=== SHORT EXERCISE ===
Extract each line from the entries below that has the string "diagram" in it.

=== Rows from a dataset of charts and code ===

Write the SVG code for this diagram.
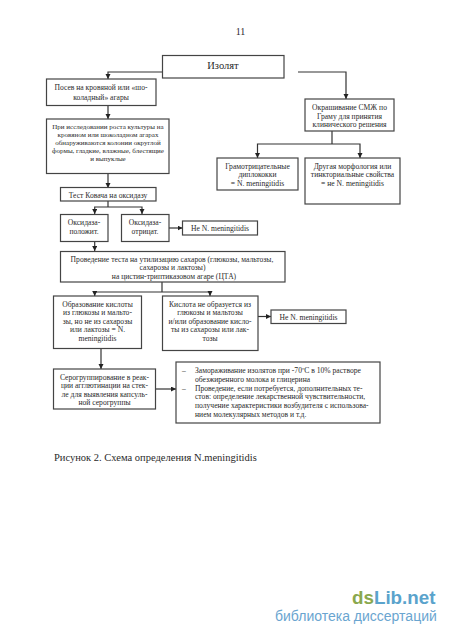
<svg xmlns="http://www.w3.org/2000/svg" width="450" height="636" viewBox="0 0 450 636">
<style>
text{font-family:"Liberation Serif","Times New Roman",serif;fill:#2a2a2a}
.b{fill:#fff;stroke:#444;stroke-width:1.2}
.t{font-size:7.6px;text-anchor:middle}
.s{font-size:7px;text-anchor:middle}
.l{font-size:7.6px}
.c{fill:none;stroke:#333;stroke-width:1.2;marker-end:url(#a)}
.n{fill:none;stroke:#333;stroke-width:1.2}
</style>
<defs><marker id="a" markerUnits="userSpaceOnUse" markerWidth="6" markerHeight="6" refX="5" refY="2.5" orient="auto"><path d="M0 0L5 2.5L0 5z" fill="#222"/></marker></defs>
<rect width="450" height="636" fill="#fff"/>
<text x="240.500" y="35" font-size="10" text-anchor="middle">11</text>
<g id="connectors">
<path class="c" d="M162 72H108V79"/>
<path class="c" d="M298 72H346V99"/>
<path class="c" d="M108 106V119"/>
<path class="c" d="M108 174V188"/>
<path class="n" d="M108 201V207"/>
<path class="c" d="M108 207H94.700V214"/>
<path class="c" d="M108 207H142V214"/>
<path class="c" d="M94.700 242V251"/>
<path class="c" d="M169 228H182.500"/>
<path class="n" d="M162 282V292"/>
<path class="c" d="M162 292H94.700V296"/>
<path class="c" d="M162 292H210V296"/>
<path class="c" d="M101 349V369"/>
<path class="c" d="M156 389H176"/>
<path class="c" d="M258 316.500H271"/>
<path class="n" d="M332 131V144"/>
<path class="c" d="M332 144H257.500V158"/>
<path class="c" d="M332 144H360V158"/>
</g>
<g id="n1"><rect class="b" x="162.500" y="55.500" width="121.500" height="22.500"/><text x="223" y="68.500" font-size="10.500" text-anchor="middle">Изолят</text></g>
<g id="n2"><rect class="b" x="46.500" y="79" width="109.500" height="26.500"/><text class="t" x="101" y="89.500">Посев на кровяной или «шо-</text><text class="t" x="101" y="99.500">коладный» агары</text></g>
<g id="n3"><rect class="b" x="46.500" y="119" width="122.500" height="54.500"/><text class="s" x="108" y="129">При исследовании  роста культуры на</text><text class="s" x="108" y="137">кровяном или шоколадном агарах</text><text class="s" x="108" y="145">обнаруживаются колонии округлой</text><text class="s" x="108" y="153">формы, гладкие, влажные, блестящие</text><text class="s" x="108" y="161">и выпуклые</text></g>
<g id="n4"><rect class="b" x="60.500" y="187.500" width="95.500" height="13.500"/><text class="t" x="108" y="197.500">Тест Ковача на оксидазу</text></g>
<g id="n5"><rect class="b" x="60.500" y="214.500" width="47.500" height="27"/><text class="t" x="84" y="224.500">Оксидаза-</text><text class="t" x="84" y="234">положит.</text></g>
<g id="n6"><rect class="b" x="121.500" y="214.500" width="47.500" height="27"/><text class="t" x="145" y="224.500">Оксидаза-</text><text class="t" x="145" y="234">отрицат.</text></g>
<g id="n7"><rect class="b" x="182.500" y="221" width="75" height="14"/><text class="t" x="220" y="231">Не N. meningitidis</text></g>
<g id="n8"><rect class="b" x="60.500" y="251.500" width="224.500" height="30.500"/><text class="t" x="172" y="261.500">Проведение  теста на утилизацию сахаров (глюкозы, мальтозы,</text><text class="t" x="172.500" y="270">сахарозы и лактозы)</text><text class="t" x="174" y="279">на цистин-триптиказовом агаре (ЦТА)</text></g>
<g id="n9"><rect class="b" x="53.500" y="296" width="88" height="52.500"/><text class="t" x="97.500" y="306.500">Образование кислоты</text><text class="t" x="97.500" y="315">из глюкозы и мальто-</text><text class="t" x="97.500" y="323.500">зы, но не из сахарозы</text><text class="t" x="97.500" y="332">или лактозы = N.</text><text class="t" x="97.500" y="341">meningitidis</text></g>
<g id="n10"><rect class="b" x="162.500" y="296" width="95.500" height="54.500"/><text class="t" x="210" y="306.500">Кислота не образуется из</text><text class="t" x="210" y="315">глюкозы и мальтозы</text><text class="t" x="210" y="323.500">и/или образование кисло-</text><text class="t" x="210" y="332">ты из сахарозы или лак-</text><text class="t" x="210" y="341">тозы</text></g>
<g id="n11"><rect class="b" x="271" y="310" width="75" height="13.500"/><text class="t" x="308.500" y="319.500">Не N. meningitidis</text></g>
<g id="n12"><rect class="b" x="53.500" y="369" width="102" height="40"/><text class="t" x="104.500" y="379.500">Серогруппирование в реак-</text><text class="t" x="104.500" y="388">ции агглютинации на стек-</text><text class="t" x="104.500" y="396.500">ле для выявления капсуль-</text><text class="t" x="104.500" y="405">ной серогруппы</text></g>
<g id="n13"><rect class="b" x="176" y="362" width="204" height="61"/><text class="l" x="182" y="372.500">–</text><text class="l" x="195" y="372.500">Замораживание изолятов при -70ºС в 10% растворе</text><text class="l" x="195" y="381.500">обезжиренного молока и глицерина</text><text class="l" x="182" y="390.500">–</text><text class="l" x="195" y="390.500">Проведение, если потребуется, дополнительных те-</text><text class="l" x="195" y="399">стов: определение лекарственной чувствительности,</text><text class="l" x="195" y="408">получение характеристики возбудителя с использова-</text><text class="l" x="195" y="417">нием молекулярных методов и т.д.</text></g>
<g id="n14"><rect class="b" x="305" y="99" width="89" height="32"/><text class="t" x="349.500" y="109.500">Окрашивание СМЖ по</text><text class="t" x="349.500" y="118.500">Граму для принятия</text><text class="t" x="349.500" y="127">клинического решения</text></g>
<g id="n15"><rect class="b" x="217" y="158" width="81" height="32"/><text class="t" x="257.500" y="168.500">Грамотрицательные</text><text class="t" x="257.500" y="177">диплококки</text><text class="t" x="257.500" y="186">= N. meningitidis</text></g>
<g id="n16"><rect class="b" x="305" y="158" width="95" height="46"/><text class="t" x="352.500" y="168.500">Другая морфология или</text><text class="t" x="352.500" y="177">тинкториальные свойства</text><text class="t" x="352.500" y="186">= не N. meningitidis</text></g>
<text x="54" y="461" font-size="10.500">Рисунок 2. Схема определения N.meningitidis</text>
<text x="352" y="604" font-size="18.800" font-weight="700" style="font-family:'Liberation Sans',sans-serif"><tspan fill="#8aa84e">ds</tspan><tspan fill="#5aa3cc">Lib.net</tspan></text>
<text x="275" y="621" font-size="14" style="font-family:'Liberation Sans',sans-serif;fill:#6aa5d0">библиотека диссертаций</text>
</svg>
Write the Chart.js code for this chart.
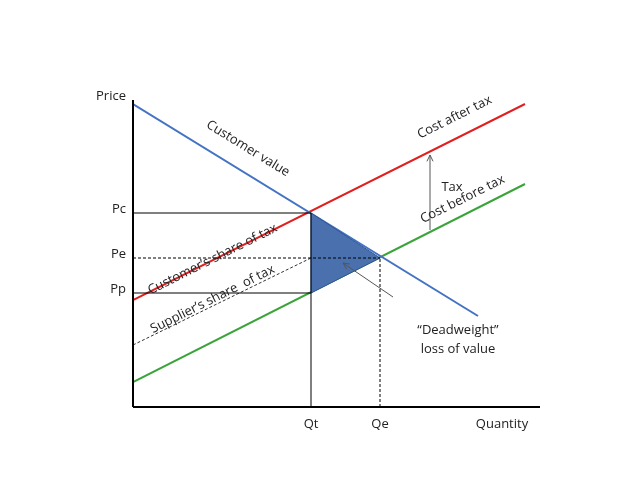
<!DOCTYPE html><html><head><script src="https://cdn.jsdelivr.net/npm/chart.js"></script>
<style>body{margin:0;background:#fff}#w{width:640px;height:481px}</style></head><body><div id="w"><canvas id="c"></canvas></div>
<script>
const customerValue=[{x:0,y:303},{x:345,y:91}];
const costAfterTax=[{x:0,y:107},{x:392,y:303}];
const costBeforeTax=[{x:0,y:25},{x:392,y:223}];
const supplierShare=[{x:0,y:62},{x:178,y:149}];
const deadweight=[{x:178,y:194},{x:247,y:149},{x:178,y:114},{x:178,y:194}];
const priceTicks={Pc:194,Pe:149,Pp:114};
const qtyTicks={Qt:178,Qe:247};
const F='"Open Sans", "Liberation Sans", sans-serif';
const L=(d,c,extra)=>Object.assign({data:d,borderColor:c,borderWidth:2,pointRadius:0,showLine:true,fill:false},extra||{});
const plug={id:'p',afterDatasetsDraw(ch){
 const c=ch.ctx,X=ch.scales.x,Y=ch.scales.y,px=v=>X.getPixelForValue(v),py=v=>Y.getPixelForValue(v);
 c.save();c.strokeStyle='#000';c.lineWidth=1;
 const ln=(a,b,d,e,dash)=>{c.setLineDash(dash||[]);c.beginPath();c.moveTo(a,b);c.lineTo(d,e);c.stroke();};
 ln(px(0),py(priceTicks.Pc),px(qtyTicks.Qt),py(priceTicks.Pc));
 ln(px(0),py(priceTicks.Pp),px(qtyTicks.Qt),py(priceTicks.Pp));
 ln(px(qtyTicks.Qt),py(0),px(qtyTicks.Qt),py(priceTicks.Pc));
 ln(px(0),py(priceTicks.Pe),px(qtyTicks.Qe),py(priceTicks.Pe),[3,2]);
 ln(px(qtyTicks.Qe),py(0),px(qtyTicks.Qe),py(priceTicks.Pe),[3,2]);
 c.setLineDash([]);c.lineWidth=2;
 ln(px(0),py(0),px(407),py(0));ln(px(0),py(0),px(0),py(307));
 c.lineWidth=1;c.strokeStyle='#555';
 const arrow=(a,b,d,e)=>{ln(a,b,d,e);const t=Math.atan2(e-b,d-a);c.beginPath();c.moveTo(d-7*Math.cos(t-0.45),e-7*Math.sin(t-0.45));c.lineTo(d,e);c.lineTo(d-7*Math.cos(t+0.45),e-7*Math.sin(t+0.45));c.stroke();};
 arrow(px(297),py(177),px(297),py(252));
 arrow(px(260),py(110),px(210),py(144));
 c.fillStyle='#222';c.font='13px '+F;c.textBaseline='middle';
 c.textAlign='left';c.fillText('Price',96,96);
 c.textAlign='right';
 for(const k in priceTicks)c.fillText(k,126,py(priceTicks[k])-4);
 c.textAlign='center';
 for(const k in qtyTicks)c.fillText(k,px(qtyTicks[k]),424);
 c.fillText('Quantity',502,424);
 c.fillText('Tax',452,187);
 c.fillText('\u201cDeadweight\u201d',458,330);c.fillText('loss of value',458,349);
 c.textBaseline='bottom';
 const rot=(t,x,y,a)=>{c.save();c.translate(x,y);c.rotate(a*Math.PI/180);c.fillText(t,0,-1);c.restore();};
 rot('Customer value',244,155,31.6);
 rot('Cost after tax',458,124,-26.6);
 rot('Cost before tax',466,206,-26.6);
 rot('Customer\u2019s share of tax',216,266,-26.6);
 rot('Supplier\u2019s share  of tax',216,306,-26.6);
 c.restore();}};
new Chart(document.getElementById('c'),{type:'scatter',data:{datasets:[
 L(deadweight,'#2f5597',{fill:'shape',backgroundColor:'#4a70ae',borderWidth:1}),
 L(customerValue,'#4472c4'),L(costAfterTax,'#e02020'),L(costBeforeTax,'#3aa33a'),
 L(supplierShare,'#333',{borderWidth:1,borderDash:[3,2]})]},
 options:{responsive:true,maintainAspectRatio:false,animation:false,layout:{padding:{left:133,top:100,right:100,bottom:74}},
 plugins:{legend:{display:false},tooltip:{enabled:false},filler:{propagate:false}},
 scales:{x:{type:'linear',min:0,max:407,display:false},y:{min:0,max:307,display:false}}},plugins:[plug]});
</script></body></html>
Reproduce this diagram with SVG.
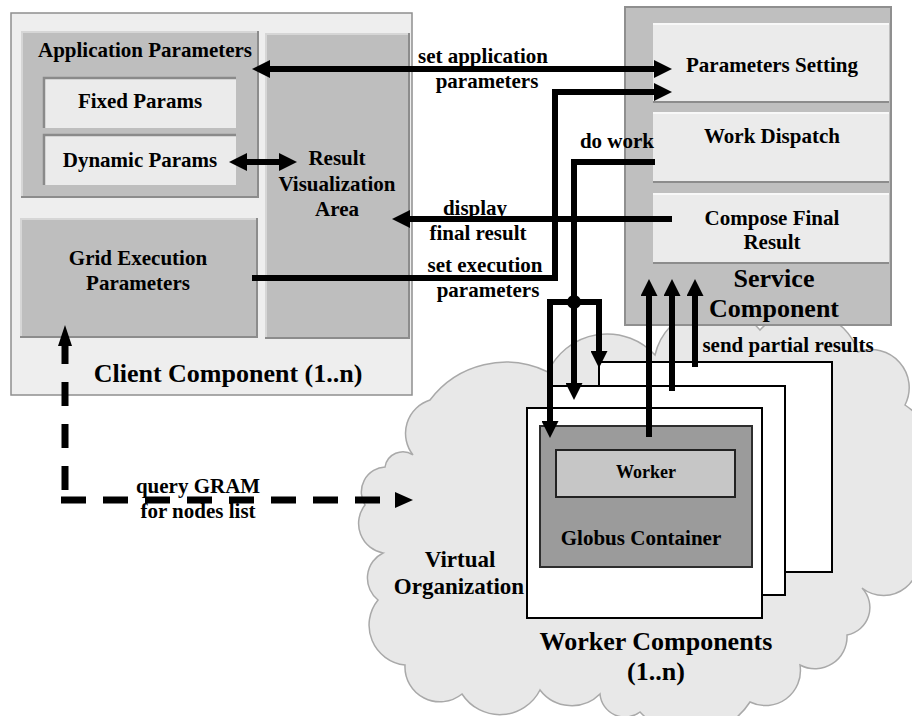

=== TASK OUTPUT ===
Write the SVG code for this diagram.
Reproduce this diagram with SVG.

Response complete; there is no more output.